The game is far from perfect. The amount of disk swapping (there are three CDs in all) reaches near comical levels at certain points of the game. A better idea would have been to include another CD and include more redundant information on each of the CDs. A more serious problem is that, overall, the game isn't that difficult. Early-on the game really leads you to the obvious solutions - it's only further into the game where you start finding actual challenges (one of the sound puzzles is especially clever). Some players may experience troubles with the system requirements (it requires 16-bit color under Windows 95), but, aside from a conflict with Adobe Acrobat, the game played without any crashes and at an expected pace on a decent machine (remember - any Windows 95 game is much happier with 16 MB of RAM).

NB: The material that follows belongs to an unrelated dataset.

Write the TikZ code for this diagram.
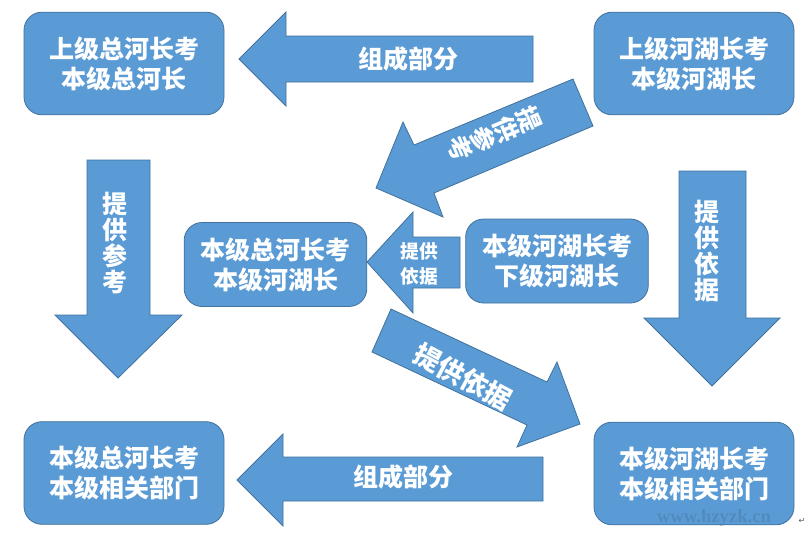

As a game, Spycraft occupies that middle ground somewhere between the anal-retentive detail of Sierra's Police Quest series and the fantasy of James Bond. At times, Spycraft actually approaches that pretentious The Great Game billing, suggesting what could happen if Tom Clancy ever decided to design an adventure game. You will have to make life and death choices that may leave you wondering if you've actually won the game or not, and it's these moral ambiguities that are among the most effective elements of the game.
For gamers interested in replayability and such, Spycraft isn't a linear adventure with only one patch to completion. There are as many as six different endings to the game, and you can finish the game without "winning" the game. At least two of the endings stem from one major moral decision that is extremely difficult: would you murder a fellow operative for the greater good of the "company" and the world? It's these sort of decisions that take Spycraft to a higher level than most interactive adventures, because upon completion, you may think the "winning" ending isn't the one that you feel comfortable with.
Overall, it's a virtual guarantee that Spycraft is like nothing else you have ever tried. That alone is enough to whole-heartedly recommend it to adventurers, but it's those players who are interested in government and espionage that should check this out. If you're not already paranoid, Spycraft will guarantee sleepless nights.